En voilà un livre déroutant... et même dégoûtant, par moments. Mais qui comporte quelques idées très intéressantes. Enfin, c'est le premier livre de SF que je lis dont les hommes sont complètement absents ! Pas disparus, ni regrettés, ni détestés : non, ils n'existent tout simplement pas.
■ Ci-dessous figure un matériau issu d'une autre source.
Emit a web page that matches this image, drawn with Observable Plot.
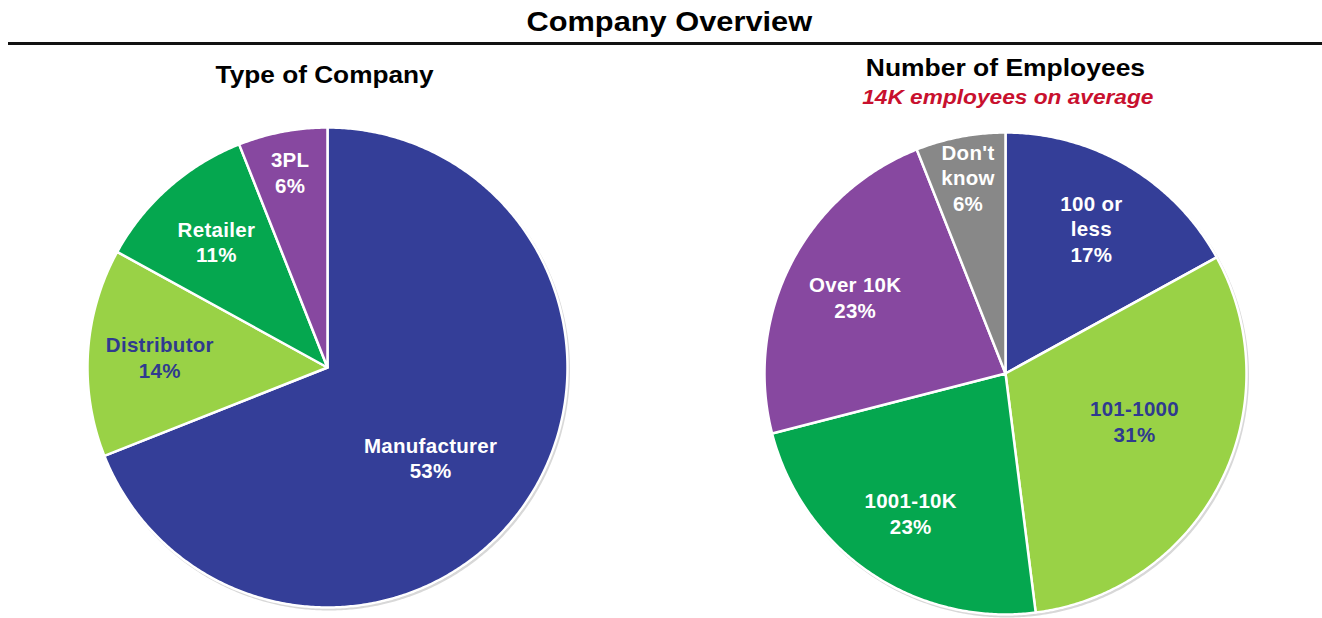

Dans ce roman, on suit deux personnages femelles qui n'ont d'humain que le fait d'avoir 2 bras et 2 jambes, des yeux et des sentiments. Et encore, on n'en est pas sûrs. En incipit, le livre est dédié par l'auteur « à toutes les femmes brutales » : c'est donc de cela qu'il s'agit, de femmes brutales qui s'affrontent sur des vaisseaux-mondes immenses et organiques flottant dans le néant de l'espace, dirigées par une « seigneure » qui les envoie au casse-pipe contre d'autres ruches ou au « recyclage » comme une reine des fourmis toute puissante. L'une de ces soldates se réveille, amnésique, à la suite d'une opération d'invasion qui a mal tourné (tout le monde est mort, sauf elle). On lui dit qu'elle va devoir repartir, sans se poser des questions, et tout faire pour revenir. On lui parle de « monde » à voler, d'enfant à naître, de vaisseau à soigner, de bras métallique, de trahison, d'amour... et surtout, d'une mystérieuse « Mokshi » qu'il faut à la fois conquérir et sauver. C'est le but de tous ces affrontements entre ruches : s'emparer de cette fameuse Mokshi.

Honnêtement, à ce stade, on ne comprend rien. C'est quoi la Mokshi, pourquoi est-ce si important, où se trouvent ces femmes si étranges, que sont-elles, à quoi ressemblent-elles vraiment ? Dans cet univers, tout est nouveau à première vue, et il faut accepter d'être aussi perdu que Zan, la générale amnésique. Au début, j'ai eu un peu de mal, je l'avoue. Où nous emmène-t-on ? Même les narratrices (une qui a perdu la mémoire, et l'autre qui veut tout nous dissimuler) n'ont pas les mots pour décrire ce qu'elles voient : des murs mous qui « pulsent », « d'étranges animaux qui servent de véhicule », des « tubes bizarres »... Mais, au fil des pages, on s'habitue à cet univers gluant et palpitant, et on comprend ce qu'il est. Les enjeux, et l'intérêt à suivre ces opérations sans cesse renouvelées, aussi, apparaissent. Car ce monde organique qui sert à la fois de nid, de maison, de ressource et de famille (au sens littéral...) est malade, et la survie de ces femmes dépend de la sienne. Les informations sont délivrées au compte-goutte, et parfois de manière erratique, mais à la fin, tout fait sens (je me suis amusée à relire le début après avoir terminé le roman, et ça m'a paru évident). Cela vaut le coup de s'accrocher, car une fois les choses bien en place (fin de la première partie), l'action démarre enfin et il devient difficile de lâcher. Toute la quête de Zan dans les entrailles du vaisseau Katazyrna est vraiment passionnante. Un peu dégueu, mais passionnante !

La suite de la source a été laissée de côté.